Sunday, November 13, 2005

Apple's biggest threat may be a wireless carrier

KDDI was once a distant also-ran in the Japanese wireless telephone market. It still trails leader NTT DoCoMo, but the gap is narrowing quickly because KDDI has been taking bold steps. I wish Cingular, Verizon, Sprint and T-Mobile would take notice, but I fear they have been too busy consolidating power to worry about anything else.

To my (admittedly limited) knowledge, KDDI operates the only all-IP cellular network on earth. Skype helped prove that for terrestrial networks, voice is just an application, and KDDI is taking this concept to the wireless world. This is a big deal.

Why? When wireless carriers embrace the idea that their cellular networks are just IP connections to the small computers we call mobile phones, endless possibilities will spring forth. The first post-voice, breakout application seems to be music.

In the US, today's "MP3 phones" are tethered to a PC. There's no way to load music onto these devices without connecting them to a computer. In Japan, KDDI users download music directly to their phone, which means music is a real impulse purchase. KDDI sold its first million tracks in January, just 48 days after launch. This is particularly impressive because only 410,000 KDDI subscribers had phones with music capabilities. That's more than 2 songs per subscriber in less than two months.
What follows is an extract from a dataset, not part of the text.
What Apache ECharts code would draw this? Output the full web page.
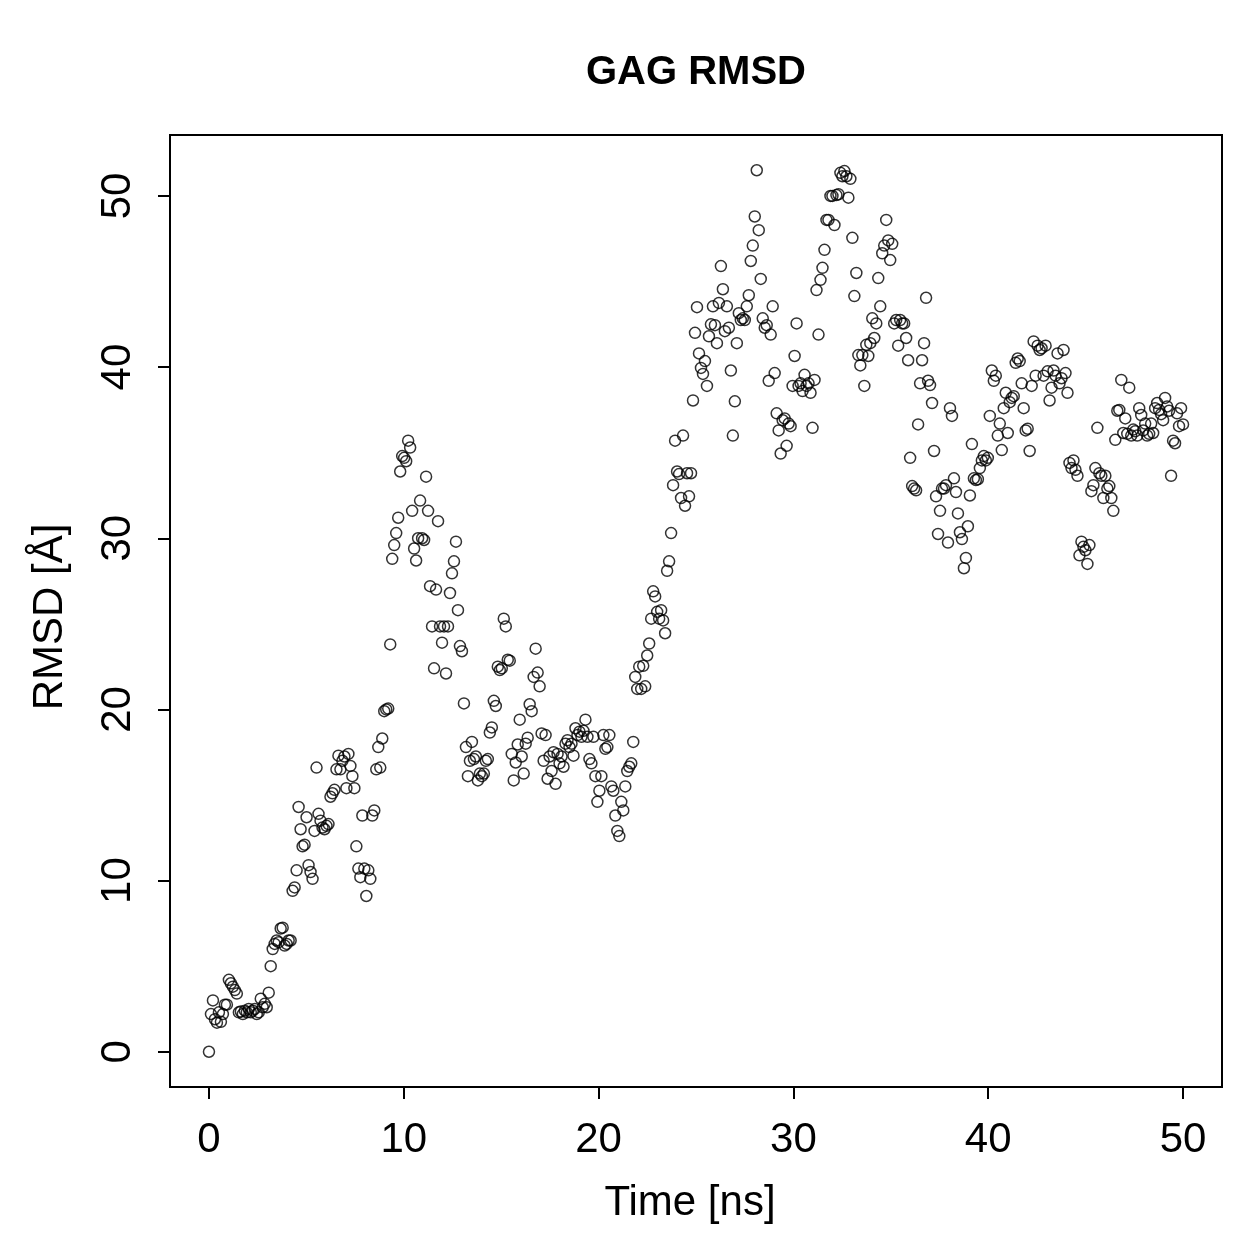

KDDI has since surpassed 20 million downloads, and customers are defecting from DoCoMo in droves. The key is flat rate, high speed service. It takes under 20 seconds to download a full MP3-quality track on the KDDI network.
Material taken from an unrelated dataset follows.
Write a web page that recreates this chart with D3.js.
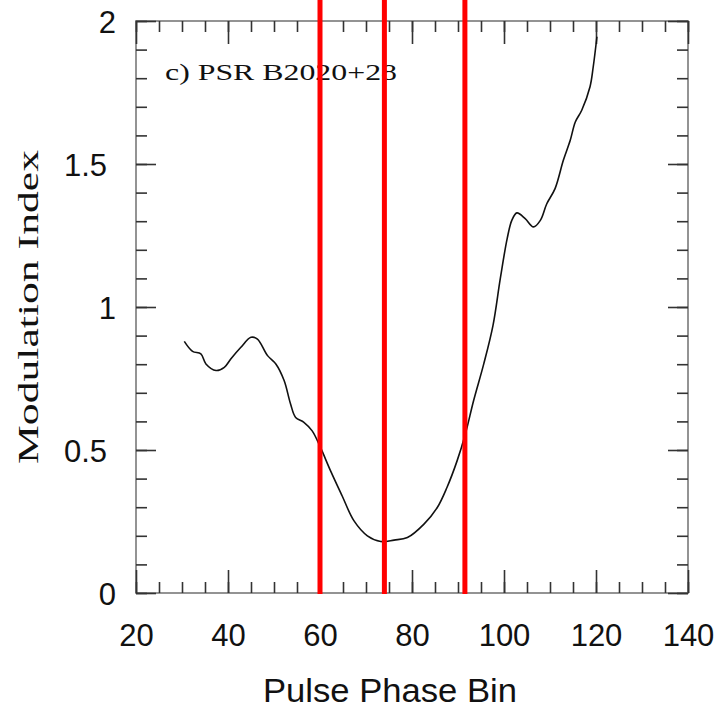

Apple's iPod product line is fantastic, and the iTunes experience clearly works well for most consumers (1 billion served is obvious evidence). But when some company figures out how to replicate KDDI's offering the US, it could take a serious bite out of Apple's music dominance and capture cell phone share faster than by, say, acquiring T-Mobile. I won't hold my breadth for it to happen, but when it does I'll be ready to sign up.

3 comments:

Anonymous said...

I have always thought the greatest impediment to the growth of the iPod market is the fact that it requires a computer.

This cuts off a lot of people who don't have a computer or can't afford one or don't want to use one.

That said, I'm guessing Apple's iPod profits mostly come from the high-end of their product line. And their high-end products are more likely to be acquired by someone with a computer.

I'm also fairly confident Apple is coming out with a "cell phone".

Gen Kanai said...

Jeremy, there's a lot more for a non-Japanese carrier to learn from KDDI other than their lead in full-song downloads. They're also the first to launch a mobile auction platform (in a JV with bidders.jp) which make a lot of sense when you consider fast 3G networks, 2-3 megapixel cameraphones, and the always-on-ness of mobile. Sadly, the oligopolic [is that a word?] nature of mobile markets means that these companies (in the US) have no real external competitive pressure to innovate.

Japan does have one significant difference from most other major mobile networks- SMS is not implemented. Mobile email is really email, not SMS.

Somewhat related, I have some thoughts on mobile auctions up on my blog:

http://www.kanai.net/weblog/archive/2005/10/25/23h31m54s

Anonymous said...

I just downloaded my first 5 full track songs over the Sprint EVDO network. Each song loaded in less the 30 seconds and the sound quality is just as good as my iPod. I have a 512MB card in the phone, not sure how many songs that will hold but my guess is enough (and I can get a card with more storage). The service is powered by Groove Networks.